Both of these views show the cathedral, Santo Domingo. On the left side of the wide angle view is the entrance to a terrific museum. It was featuring an exhibition of one of my favorite sculptors Jorge Yazpik; his work will probably get two separate posts. The agaves in front of the church were wonderfully dramatic. Gotta do agaves and palms if you’re going to watercolor in Oaxaca.
I also went to Monte Alban and Mitla, Oaxaca’s two best Zapotec archaeological sites. Beautiful stonework, I took many photos. Mitla has a Spanish church built onto the Zapotec ruins.
I did some hiking from town to town in the hills above Oaxaca City in an area known as the Pueblos Mancomunados. One section of trail in particular was spectacular, with pre-hispanic stonework to admire and bromeliads flowering in the trees. That will probably be my next post.
After some time in the highlands, I went down to the beach. The coast there is beautiful, warm and friendly and suitably tropical for a January vacation. I made this watercolor of the town laundry in Mazunte. There was a sign boasting that everything was ‘Washed with Love’; I probably should have incorporated that into the painting.
These two are from neighboring San Augustinillo. Walking along the road from Mazunte, the landscape of dusty sun-baked scrub opens onto a view of the ocean surrounded by palms, sudden technicolor like when Dorothy opened her eyes on Oz. I find that Mexico’s beautiful places are often made more impactful by the undistinguished scrubland surrounding them.
Oaxaca has a strong graphic arts tradition, which led me to make several other watercolors which are more graphic, less realistic and perspectival than what I usually do. They’re included below for anyone interested.
My hostel in Puerto Escondido was the domain of several iguanas which would periodically cruise through the open-air kitchen. Several times I heard claws on the roof and looked up expecting pigeons, only to see malevolent-looking iguanas instead. Sort of intimidating to see a scowling iguana come climbing down the stairs while you’re sitting there barefoot drinking your morning tea.

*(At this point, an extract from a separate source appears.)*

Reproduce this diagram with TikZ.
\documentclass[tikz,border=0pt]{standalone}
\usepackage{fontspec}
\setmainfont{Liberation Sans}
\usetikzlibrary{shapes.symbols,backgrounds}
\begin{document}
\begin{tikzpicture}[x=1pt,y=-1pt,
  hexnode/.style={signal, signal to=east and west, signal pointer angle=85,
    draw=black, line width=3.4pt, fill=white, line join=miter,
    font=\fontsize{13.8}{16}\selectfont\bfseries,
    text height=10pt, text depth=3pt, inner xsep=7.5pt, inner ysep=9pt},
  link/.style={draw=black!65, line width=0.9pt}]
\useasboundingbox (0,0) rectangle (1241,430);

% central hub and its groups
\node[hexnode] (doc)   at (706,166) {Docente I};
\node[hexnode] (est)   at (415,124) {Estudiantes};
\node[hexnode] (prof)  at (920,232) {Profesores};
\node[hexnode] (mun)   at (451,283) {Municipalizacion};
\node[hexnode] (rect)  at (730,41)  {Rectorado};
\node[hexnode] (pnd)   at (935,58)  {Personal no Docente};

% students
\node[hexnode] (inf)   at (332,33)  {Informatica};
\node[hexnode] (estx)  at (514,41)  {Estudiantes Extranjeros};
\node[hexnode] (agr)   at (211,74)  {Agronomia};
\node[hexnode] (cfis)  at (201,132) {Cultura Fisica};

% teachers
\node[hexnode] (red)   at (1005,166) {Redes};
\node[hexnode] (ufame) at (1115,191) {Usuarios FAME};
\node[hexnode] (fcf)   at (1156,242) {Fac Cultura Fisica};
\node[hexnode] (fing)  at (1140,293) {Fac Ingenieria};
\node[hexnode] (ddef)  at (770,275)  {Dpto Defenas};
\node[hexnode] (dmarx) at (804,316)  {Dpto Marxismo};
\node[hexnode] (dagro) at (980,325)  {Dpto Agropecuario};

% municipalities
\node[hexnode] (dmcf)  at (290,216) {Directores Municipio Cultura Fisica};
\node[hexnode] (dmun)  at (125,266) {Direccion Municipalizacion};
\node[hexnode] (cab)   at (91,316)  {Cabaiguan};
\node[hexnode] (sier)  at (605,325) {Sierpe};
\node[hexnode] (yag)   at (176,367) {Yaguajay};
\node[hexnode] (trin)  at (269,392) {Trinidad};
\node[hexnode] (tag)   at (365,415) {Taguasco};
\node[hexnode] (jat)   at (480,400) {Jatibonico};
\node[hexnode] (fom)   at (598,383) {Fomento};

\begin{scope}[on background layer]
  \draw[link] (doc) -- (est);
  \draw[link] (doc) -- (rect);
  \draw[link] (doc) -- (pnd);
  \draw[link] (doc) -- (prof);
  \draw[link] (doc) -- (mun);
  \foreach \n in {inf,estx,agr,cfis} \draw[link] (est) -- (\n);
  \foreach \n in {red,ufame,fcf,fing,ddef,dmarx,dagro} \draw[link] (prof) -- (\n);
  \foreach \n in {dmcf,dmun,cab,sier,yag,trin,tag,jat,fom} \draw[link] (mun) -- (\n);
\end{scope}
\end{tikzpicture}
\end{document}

Seed pods from the Guaje tree, Leucaena leucocephala, Oaxaca’s namesake. The beans are reasonably tasty, with a garlic-y aftertaste that, as I was warned, lingered in my mouth for hours afterwards.
And this one is adapted from the Zapotec symbol widely used throughout Oaxaca. Sometimes referred to as an earth serpent, it represents a temple as well as a mountain, both of which were sacred to them. I like the way its spiral resembles the Maori’s koru symbol, but inspired by blocky masonry rather than a sinuous fern frond. My version is actually a simplified version of the Zapotec carvings and mosaics at Mitla. The stone reliefs there blew me away and continue to blow me away every time I look at my photos. I’ll post photos of them before too long.